- Exercise task -
Give again, exactly as written, the lines of the records below from the line with "Give me the" to the line with "import seaborn as sns". Both end lines count; pictures do not.

(Charts and diagrams as code)
**********

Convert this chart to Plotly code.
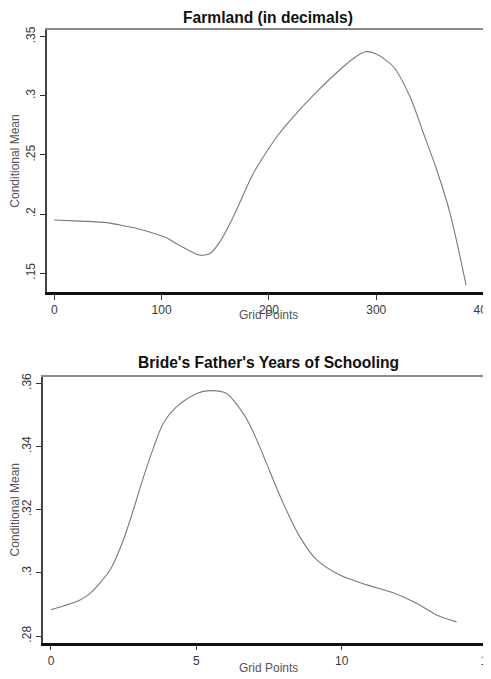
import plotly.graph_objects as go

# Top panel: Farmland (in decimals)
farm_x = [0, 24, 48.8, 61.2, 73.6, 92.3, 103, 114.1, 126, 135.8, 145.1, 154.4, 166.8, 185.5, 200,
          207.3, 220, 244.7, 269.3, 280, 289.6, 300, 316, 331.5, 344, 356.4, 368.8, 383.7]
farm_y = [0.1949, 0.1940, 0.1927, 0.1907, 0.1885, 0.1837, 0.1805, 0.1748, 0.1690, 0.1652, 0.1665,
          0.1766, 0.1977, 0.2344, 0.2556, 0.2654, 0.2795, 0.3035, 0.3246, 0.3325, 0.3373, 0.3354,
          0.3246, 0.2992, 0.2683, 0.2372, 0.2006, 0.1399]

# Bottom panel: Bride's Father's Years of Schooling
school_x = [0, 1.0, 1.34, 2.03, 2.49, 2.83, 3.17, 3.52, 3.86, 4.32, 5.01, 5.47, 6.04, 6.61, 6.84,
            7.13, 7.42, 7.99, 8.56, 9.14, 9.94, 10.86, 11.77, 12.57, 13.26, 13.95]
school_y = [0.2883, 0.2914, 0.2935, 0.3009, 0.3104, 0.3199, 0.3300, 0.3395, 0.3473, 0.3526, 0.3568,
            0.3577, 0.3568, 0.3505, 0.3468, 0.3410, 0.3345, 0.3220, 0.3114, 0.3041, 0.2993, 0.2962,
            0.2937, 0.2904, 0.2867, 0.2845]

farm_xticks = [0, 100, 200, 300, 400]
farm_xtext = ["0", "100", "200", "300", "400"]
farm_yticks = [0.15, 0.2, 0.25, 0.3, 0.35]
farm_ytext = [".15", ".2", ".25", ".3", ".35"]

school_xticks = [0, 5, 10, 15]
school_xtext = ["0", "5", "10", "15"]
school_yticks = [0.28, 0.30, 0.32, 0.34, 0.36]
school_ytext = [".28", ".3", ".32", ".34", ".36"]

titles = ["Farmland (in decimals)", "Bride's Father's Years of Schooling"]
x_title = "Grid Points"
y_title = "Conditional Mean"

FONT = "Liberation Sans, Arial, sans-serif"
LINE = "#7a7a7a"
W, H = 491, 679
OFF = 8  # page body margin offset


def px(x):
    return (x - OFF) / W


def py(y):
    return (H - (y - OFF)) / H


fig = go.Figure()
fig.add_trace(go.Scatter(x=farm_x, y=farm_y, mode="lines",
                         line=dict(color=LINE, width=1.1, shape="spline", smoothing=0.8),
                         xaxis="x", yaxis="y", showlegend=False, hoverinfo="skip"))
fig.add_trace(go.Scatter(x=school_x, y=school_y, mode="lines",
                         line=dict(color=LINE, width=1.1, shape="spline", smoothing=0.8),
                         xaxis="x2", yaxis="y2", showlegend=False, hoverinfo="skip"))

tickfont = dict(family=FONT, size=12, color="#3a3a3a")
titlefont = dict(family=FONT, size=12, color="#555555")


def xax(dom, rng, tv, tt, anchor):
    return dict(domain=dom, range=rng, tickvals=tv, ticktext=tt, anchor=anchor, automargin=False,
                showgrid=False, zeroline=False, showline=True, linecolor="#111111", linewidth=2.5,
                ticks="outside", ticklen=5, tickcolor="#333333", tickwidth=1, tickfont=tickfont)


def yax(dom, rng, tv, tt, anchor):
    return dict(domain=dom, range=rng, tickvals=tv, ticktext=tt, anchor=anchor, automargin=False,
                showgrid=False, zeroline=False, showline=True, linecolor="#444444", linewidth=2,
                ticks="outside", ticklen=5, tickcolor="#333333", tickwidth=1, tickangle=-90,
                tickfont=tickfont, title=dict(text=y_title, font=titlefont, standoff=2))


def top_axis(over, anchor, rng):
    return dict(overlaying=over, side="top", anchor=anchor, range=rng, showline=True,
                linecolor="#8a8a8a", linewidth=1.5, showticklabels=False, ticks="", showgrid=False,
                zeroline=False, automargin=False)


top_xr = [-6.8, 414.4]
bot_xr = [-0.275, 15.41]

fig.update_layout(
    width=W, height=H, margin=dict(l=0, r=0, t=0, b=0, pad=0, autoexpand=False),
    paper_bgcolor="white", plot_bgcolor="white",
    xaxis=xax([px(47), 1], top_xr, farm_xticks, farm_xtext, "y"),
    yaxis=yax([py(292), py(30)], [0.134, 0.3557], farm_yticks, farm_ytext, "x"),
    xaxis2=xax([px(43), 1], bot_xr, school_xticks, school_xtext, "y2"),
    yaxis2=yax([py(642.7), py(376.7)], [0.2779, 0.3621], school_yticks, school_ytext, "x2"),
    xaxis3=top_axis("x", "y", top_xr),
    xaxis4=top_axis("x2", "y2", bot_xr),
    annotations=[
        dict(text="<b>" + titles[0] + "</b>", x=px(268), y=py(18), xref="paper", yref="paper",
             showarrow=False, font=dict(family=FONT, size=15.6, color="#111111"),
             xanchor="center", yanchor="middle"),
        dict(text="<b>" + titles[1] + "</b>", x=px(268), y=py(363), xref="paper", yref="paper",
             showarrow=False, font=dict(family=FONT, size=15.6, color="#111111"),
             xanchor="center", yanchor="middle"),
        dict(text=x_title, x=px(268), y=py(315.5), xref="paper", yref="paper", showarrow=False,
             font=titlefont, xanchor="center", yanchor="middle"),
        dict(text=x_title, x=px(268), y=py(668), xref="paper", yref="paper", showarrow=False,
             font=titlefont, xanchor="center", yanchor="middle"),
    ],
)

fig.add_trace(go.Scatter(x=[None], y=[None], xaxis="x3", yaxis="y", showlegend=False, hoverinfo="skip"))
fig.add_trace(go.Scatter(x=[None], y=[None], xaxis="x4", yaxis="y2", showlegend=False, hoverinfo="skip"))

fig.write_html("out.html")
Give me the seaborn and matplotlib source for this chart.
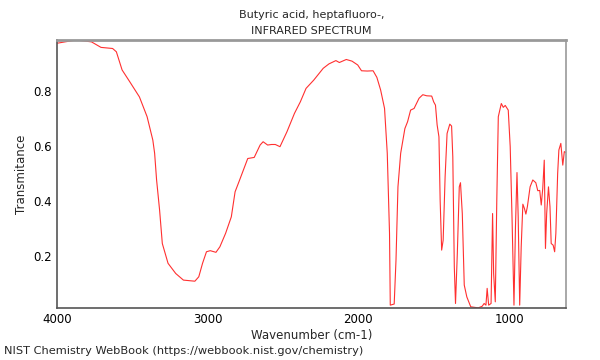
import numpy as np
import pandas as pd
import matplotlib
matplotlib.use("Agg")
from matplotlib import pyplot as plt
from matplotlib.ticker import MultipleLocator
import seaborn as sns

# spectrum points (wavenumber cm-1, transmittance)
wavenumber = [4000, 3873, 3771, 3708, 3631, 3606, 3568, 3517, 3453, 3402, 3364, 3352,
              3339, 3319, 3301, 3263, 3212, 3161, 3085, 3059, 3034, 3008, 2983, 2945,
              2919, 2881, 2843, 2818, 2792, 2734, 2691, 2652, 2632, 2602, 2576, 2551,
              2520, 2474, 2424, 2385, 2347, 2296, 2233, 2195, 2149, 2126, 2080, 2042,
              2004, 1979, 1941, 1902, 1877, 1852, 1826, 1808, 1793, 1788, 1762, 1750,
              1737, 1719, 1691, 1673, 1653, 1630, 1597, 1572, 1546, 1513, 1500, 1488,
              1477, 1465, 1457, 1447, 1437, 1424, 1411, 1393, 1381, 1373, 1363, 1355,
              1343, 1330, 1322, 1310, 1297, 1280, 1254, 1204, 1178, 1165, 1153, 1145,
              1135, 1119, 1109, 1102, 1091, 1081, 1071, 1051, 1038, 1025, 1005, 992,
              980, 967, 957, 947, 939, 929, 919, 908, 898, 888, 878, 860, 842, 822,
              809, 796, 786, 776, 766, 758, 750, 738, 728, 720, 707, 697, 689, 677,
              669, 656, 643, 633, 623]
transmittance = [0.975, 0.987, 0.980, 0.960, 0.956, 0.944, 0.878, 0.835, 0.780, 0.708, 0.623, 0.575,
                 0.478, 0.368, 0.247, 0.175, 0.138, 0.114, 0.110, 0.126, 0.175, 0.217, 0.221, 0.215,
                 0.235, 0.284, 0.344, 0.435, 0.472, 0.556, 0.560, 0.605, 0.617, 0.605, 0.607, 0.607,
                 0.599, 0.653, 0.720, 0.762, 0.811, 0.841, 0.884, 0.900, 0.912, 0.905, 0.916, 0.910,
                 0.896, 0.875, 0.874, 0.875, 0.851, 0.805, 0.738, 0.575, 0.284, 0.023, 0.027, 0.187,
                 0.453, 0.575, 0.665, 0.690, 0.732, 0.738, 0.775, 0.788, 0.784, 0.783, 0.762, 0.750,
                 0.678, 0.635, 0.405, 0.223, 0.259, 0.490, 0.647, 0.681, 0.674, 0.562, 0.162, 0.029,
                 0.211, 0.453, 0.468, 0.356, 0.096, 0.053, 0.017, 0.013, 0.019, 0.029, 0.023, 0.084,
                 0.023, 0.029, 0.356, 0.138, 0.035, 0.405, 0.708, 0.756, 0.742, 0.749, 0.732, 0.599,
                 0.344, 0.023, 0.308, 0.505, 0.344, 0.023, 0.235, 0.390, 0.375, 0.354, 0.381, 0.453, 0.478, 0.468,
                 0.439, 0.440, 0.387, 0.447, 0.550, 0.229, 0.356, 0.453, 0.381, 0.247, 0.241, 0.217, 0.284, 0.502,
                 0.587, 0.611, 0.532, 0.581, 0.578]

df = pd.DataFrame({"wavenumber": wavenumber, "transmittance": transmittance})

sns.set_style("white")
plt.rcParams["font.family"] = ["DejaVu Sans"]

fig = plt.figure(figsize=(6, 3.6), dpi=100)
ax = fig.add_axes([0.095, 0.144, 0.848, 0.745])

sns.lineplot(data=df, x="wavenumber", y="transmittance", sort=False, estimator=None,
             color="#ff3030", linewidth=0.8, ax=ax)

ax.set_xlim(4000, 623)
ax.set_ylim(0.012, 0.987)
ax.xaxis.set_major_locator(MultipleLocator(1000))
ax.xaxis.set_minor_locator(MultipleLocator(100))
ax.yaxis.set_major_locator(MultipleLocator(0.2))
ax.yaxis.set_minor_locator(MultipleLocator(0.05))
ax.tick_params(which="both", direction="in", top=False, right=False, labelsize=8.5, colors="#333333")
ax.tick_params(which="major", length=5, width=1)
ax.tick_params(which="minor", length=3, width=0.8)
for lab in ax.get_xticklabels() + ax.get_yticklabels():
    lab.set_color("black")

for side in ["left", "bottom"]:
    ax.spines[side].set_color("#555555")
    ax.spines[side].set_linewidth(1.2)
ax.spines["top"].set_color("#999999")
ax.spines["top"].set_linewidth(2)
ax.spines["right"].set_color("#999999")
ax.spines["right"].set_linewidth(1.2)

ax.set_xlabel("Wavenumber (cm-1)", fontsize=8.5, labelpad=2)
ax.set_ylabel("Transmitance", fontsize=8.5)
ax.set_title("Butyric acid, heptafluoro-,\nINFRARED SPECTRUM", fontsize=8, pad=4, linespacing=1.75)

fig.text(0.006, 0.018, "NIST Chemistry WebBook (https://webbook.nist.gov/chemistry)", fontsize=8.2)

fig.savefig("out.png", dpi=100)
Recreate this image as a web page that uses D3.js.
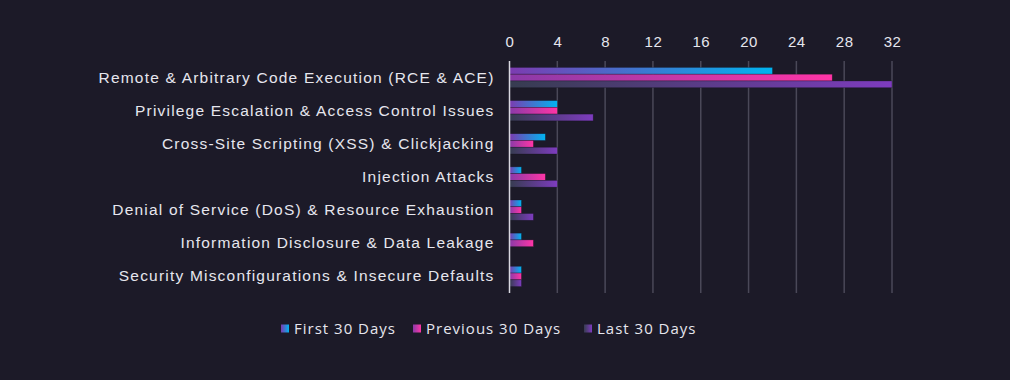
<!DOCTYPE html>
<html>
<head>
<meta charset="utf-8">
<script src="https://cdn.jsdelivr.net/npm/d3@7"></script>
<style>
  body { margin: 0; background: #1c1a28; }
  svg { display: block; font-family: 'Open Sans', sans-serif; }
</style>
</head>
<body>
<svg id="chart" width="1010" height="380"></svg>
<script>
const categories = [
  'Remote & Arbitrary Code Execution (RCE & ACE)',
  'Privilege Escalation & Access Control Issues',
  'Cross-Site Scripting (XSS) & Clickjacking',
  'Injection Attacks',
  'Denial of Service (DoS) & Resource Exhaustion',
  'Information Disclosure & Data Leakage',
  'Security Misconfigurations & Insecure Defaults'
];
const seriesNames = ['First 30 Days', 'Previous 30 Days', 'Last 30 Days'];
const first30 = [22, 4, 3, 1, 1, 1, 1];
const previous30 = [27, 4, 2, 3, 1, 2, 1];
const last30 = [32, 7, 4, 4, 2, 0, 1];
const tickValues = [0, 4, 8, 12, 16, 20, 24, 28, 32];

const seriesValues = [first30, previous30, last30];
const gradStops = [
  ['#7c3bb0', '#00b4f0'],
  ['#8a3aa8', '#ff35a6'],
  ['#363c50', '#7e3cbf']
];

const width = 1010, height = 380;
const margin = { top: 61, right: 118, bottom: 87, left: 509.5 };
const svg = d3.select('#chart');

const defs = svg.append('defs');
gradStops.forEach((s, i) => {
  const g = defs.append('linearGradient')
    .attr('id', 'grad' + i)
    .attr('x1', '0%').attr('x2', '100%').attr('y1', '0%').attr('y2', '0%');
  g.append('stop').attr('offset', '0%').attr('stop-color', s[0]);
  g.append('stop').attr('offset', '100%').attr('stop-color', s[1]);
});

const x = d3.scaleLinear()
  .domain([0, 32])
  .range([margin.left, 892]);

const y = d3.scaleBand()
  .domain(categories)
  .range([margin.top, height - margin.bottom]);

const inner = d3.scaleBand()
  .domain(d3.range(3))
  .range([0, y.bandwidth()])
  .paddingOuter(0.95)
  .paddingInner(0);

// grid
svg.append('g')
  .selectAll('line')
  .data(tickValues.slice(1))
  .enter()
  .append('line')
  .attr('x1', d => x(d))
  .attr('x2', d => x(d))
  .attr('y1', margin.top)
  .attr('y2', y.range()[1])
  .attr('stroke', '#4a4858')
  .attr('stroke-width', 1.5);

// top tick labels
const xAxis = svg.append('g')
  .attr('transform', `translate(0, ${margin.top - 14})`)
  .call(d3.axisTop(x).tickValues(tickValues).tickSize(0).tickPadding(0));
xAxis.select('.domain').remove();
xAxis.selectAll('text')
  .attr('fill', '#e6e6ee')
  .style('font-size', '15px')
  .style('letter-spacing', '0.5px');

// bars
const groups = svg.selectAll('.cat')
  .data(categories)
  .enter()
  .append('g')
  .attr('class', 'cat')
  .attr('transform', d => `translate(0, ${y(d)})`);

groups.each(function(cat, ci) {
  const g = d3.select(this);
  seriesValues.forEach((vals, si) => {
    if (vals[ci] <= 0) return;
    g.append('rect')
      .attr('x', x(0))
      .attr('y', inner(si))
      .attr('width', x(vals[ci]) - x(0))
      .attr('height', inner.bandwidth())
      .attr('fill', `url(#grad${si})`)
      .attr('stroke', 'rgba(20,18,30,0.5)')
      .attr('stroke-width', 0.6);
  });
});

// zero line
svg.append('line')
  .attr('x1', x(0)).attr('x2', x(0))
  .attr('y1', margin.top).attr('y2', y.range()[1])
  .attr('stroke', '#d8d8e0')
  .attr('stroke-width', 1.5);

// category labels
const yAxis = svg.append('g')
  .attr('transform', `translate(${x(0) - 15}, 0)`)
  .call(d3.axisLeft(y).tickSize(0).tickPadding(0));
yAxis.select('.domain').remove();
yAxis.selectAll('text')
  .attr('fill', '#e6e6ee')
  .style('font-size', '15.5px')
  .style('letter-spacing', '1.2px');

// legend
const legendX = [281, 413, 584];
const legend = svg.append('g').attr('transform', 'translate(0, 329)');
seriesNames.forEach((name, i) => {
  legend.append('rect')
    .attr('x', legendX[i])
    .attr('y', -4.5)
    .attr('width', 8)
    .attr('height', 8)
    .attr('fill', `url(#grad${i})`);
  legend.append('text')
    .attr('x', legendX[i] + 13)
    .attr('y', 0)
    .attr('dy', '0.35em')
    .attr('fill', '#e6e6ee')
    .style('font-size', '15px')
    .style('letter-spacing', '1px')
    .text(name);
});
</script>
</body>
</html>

**********

- Written solution -
Give me the seaborn and matplotlib source for this chart.
import numpy as np
import pandas as pd
import matplotlib
matplotlib.use("Agg")
from matplotlib import pyplot as plt
from matplotlib.ticker import MultipleLocator
import seaborn as sns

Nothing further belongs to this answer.